- Exercise details:
Working from the line that contains "Reproduce this chart with matplotlib." to the final line, transcribe each line exactly. No pictures belong in the copy.

*** Material supplied ***

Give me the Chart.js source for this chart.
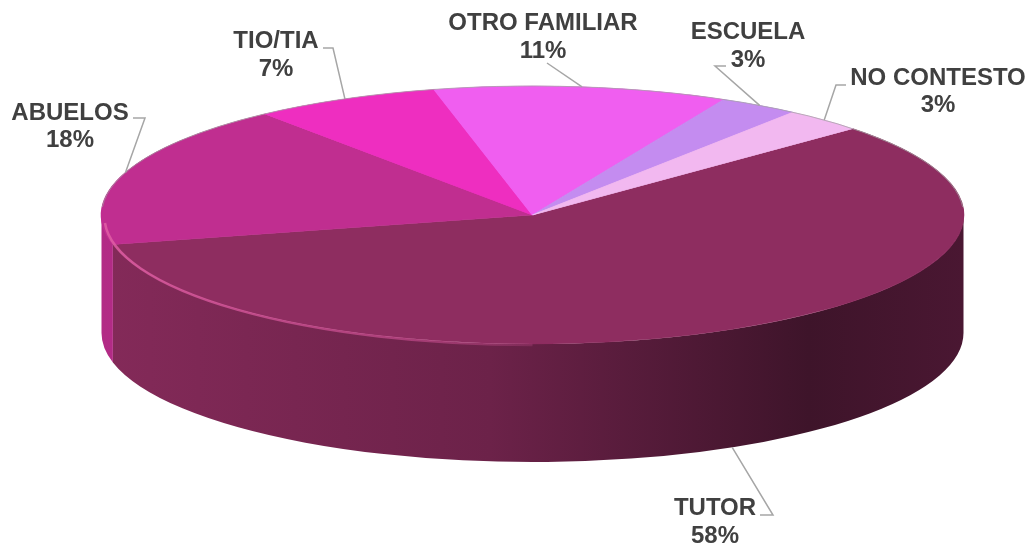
<!DOCTYPE html>
<html><head><meta charset="utf-8">
<script src="https://cdn.jsdelivr.net/npm/chart.js@4.4.1/dist/chart.umd.min.js"></script>
<style>html,body{margin:0;padding:0;background:#fff;overflow:hidden}canvas{display:block}</style>
</head><body>
<canvas id="c" width="1028" height="545"></canvas>
<script>
// ---- data ----
const categories = ['TUTOR', 'ABUELOS', 'TIO/TIA', 'OTRO FAMILIAR', 'ESCUELA', 'NO CONTESTO'];
const values = [58, 18, 7, 11, 3, 3];
const valueLabels = ['58%', '18%', '7%', '11%', '3%', '3%'];

// ---- styles ----
const sliceColors = ['#8E2D60', '#C02E90', '#EE2EC0', '#F05EF0', '#C48CF0', '#F2B8F0'];
const GEO = { cx: 532.5, cy: 215, rx: 431, ry: 129, depth: 118 };
const labelLayout = [
  { x: 715, y1: 515, y2: 543, elbow: [[760, 515], [773, 515]], side: true },
  { x: 70,  y1: 120, y2: 147, elbow: [[133, 118], [145, 118]] },
  { x: 276, y1: 48,  y2: 76,  elbow: [[323, 48], [333, 48]] },
  { x: 543, y1: 30,  y2: 58,  elbow: [[547, 63]] },
  { x: 748, y1: 39,  y2: 67,  elbow: [[726, 66], [715, 66]] },
  { x: 938, y1: 85,  y2: 112, elbow: [[846, 85], [836, 85]] }
];

function shade(hex, f) {
  const n = parseInt(hex.slice(1), 16);
  const r = (n >> 16) & 255, g = (n >> 8) & 255, b = n & 255;
  return `rgb(${Math.round(r * f)},${Math.round(g * f)},${Math.round(b * f)})`;
}
function rimPoint(a, dz) {
  return [GEO.cx + GEO.rx * Math.cos(a), GEO.cy + GEO.ry * Math.sin(a) + (dz || 0)];
}

const pie3d = {
  id: 'pie3d',
  beforeDatasetsDraw(chart) {
    const ctx = chart.ctx;
    const arcs = chart.getDatasetMeta(0).data;
    const { cx, cy, rx, ry, depth } = GEO;
    // extruded sides (front half only)
    ctx.save();
    arcs.forEach((arc, i) => {
      const s = arc.startAngle, e = arc.endAngle;
      for (let k = -1; k <= 2; k++) {
        const lo = Math.max(s, 2 * Math.PI * k);
        const hi = Math.min(e, 2 * Math.PI * k + Math.PI);
        if (hi <= lo) continue;
        const g = ctx.createLinearGradient(cx - rx, 0, cx + rx, 0);
        const base = sliceColors[i];
        g.addColorStop(0, shade(base, 0.93));
        g.addColorStop(0.45, shade(base, 0.76));
        g.addColorStop(0.82, shade(base, 0.44));
        g.addColorStop(1, shade(base, 0.52));
        ctx.beginPath();
        const p0 = rimPoint(lo, 0);
        ctx.moveTo(p0[0], p0[1]);
        ctx.ellipse(cx, cy, rx, ry, 0, lo, hi, false);
        const p1 = rimPoint(hi, depth);
        ctx.lineTo(p1[0], p1[1]);
        ctx.ellipse(cx, cy + depth, rx, ry, 0, hi, lo, true);
        ctx.closePath();
        ctx.fillStyle = g;
        ctx.fill();
      }
    });
    ctx.restore();
    // squash the library's pie into the top face ellipse
    const a0 = arcs[0];
    const r = a0.outerRadius;
    ctx.save();
    ctx.translate(cx, cy);
    ctx.scale(rx / r, ry / r);
    ctx.translate(-a0.x, -a0.y);
  },
  afterDatasetsDraw(chart) {
    const ctx = chart.ctx;
    ctx.restore();
    const { cx, cy, rx, ry } = GEO;
    // back rim outline
    ctx.save();
    ctx.beginPath();
    ctx.ellipse(cx, cy, rx, ry, 0, Math.PI * 1.02, Math.PI * 1.98);
    ctx.strokeStyle = 'rgba(160,160,160,0.7)';
    ctx.lineWidth = 1;
    ctx.stroke();
    // front rim highlight
    const hg = ctx.createLinearGradient(cx - rx, 0, cx + 80, 0);
    hg.addColorStop(0, 'rgba(225,95,165,0.85)');
    hg.addColorStop(0.6, 'rgba(215,85,155,0.55)');
    hg.addColorStop(1, 'rgba(215,85,155,0)');
    ctx.beginPath();
    ctx.ellipse(cx, cy + 2, rx - 3, ry - 1, 0, Math.PI * 0.5, Math.PI * 0.985);
    ctx.strokeStyle = hg;
    ctx.lineWidth = 2.5;
    ctx.stroke();
    ctx.restore();

    // labels with leader lines
    const arcs = chart.getDatasetMeta(0).data;
    ctx.save();
    arcs.forEach((arc, i) => {
      const L = labelLayout[i];
      const mid = (arc.startAngle + arc.endAngle) / 2;
      const end = rimPoint(mid, L.side ? GEO.depth : 0);
      ctx.beginPath();
      ctx.moveTo(L.elbow[0][0], L.elbow[0][1]);
      for (let j = 1; j < L.elbow.length; j++) ctx.lineTo(L.elbow[j][0], L.elbow[j][1]);
      ctx.lineTo(end[0], end[1]);
      ctx.strokeStyle = '#a6a6a6';
      ctx.lineWidth = 1.5;
      ctx.stroke();
      ctx.font = 'bold 24px "Liberation Sans", Arial, sans-serif';
      ctx.fillStyle = '#404040';
      ctx.textAlign = 'center';
      ctx.textBaseline = 'alphabetic';
      ctx.fillText(chart.data.labels[i], L.x, L.y1);
      ctx.fillText(valueLabels[i], L.x, L.y2);
    });
    ctx.restore();
  }
};

new Chart(document.getElementById('c'), {
  type: 'pie',
  data: {
    labels: categories,
    datasets: [{
      data: values,
      backgroundColor: sliceColors,
      borderColor: sliceColors,
      borderWidth: 1
    }]
  },
  options: {
    responsive: false,
    animation: false,
    rotation: 48,
    layout: { padding: 0 },
    plugins: { legend: { display: false }, tooltip: { enabled: false } },
    events: []
  },
  plugins: [pie3d]
});
</script>
</body></html>
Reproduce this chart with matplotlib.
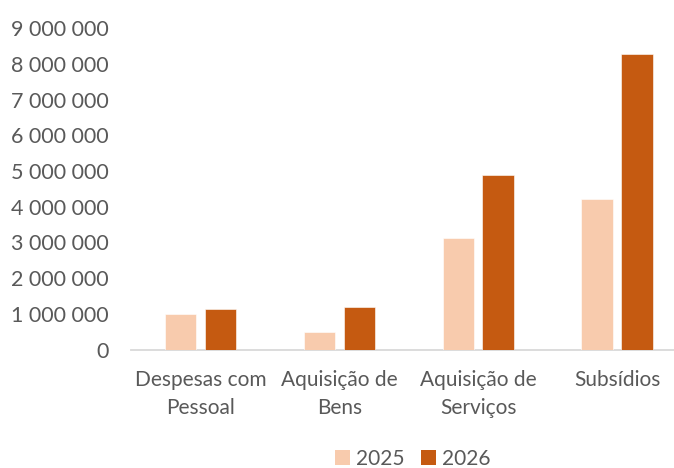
import matplotlib
matplotlib.use("Agg")
import matplotlib.pyplot as plt
from matplotlib.ticker import FuncFormatter, MultipleLocator
from matplotlib.patches import Patch
import numpy as np

categories = ["Despesas com\nPessoal", "Aquisição de\nBens", "Aquisição de\nServiços", "Subsídios"]
series_names = ["2025", "2026"]
values_2025 = [990000, 480000, 3110000, 4220000]
values_2026 = [1140000, 1200000, 4890000, 8280000]
colors = ["#F8CBAD", "#C55A11"]

plt.rcParams['font.family'] = ['Lato', 'DejaVu Sans']
text_color = "#595959"
fs = 15.5

W, H = 674, 468
fig = plt.figure(figsize=(W / 100, H / 100), dpi=100)
left = 131.3 / W
right = 686.4 / W
bottom = (H - 349.5) / H
top = (H - 28.2) / H
ax = fig.add_axes([left, bottom, right - left, top - bottom])

x = np.arange(len(categories))
bw = 0.227
off = 0.144
ax.bar(x - off, values_2025, bw, color=colors[0], edgecolor="white", linewidth=0.4, zorder=3)
ax.bar(x + off, values_2026, bw, color=colors[1], edgecolor="white", linewidth=0.4, zorder=3)

ax.set_xlim(-0.5, 3.5)
ax.set_ylim(0, 9000000)
ax.yaxis.set_major_locator(MultipleLocator(1000000))
ax.yaxis.set_major_formatter(FuncFormatter(lambda v, p: f"{v:,.0f}".replace(",", " ")))
ax.set_xticks(x)
ax.set_xticklabels(categories, linespacing=1.45, fontsize=15)

for s in ["top", "right", "left"]:
    ax.spines[s].set_visible(False)
ax.spines["bottom"].set_color("#D9D9D9")
ax.spines["bottom"].set_linewidth(1.3)
ax.tick_params(axis="y", length=0, pad=16.5, labelsize=fs, labelcolor=text_color)
ax.tick_params(axis="x", length=0, pad=15, labelcolor=text_color)

handles = [Patch(facecolor=colors[0]), Patch(facecolor=colors[1])]
fig.legend(handles, series_names, loc="center", bbox_to_anchor=(413 / W, 1 - 459 / H),
           ncol=2, frameon=False, fontsize=15, labelcolor=text_color,
           handlelength=0.7, handleheight=0.7, handletextpad=0.3, columnspacing=0.8)

fig.savefig("out.png", dpi=100)
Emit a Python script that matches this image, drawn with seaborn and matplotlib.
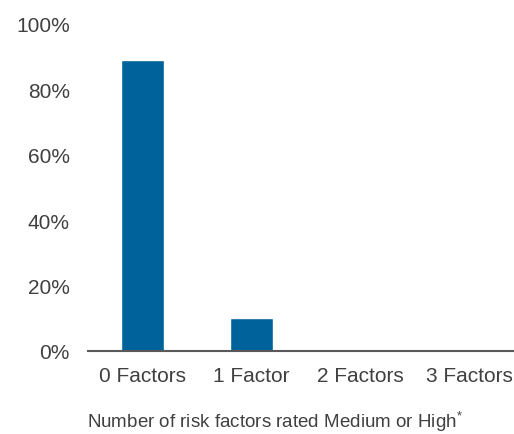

***

- Right answer:
Reproduce this chart with matplotlib.
import matplotlib
matplotlib.use("Agg")
import matplotlib.pyplot as plt
from matplotlib.ticker import FuncFormatter, MultipleLocator
from matplotlib.patches import Patch
import numpy as np

categories = ["Despesas com\nPessoal", "Aquisição de\nBens", "Aquisição de\nServiços", "Subsídios"]
series_names = ["2025", "2026"]
values_2025 = [990000, 480000, 3110000, 4220000]
values_2026 = [1140000, 1200000, 4890000, 8280000]
colors = ["#F8CBAD", "#C55A11"]

plt.rcParams['font.family'] = ['Lato', 'DejaVu Sans']
text_color = "#595959"
fs = 15.5

W, H = 674, 468
fig = plt.figure(figsize=(W / 100, H / 100), dpi=100)
left = 131.3 / W
right = 686.4 / W
bottom = (H - 349.5) / H
top = (H - 28.2) / H
ax = fig.add_axes([left, bottom, right - left, top - bottom])

x = np.arange(len(categories))
bw = 0.227
off = 0.144
ax.bar(x - off, values_2025, bw, color=colors[0], edgecolor="white", linewidth=0.4, zorder=3)
ax.bar(x + off, values_2026, bw, color=colors[1], edgecolor="white", linewidth=0.4, zorder=3)

ax.set_xlim(-0.5, 3.5)
ax.set_ylim(0, 9000000)
ax.yaxis.set_major_locator(MultipleLocator(1000000))
ax.yaxis.set_major_formatter(FuncFormatter(lambda v, p: f"{v:,.0f}".replace(",", " ")))
ax.set_xticks(x)
ax.set_xticklabels(categories, linespacing=1.45, fontsize=15)

for s in ["top", "right", "left"]:
    ax.spines[s].set_visible(False)
ax.spines["bottom"].set_color("#D9D9D9")
ax.spines["bottom"].set_linewidth(1.3)
ax.tick_params(axis="y", length=0, pad=16.5, labelsize=fs, labelcolor=text_color)
ax.tick_params(axis="x", length=0, pad=15, labelcolor=text_color)

handles = [Patch(facecolor=colors[0]), Patch(facecolor=colors[1])]
fig.legend(handles, series_names, loc="center", bbox_to_anchor=(413 / W, 1 - 459 / H),
           ncol=2, frameon=False, fontsize=15, labelcolor=text_color,
           handlelength=0.7, handleheight=0.7, handletextpad=0.3, columnspacing=0.8)

fig.savefig("out.png", dpi=100)
Emit a Python script that matches this image, drawn with seaborn and matplotlib.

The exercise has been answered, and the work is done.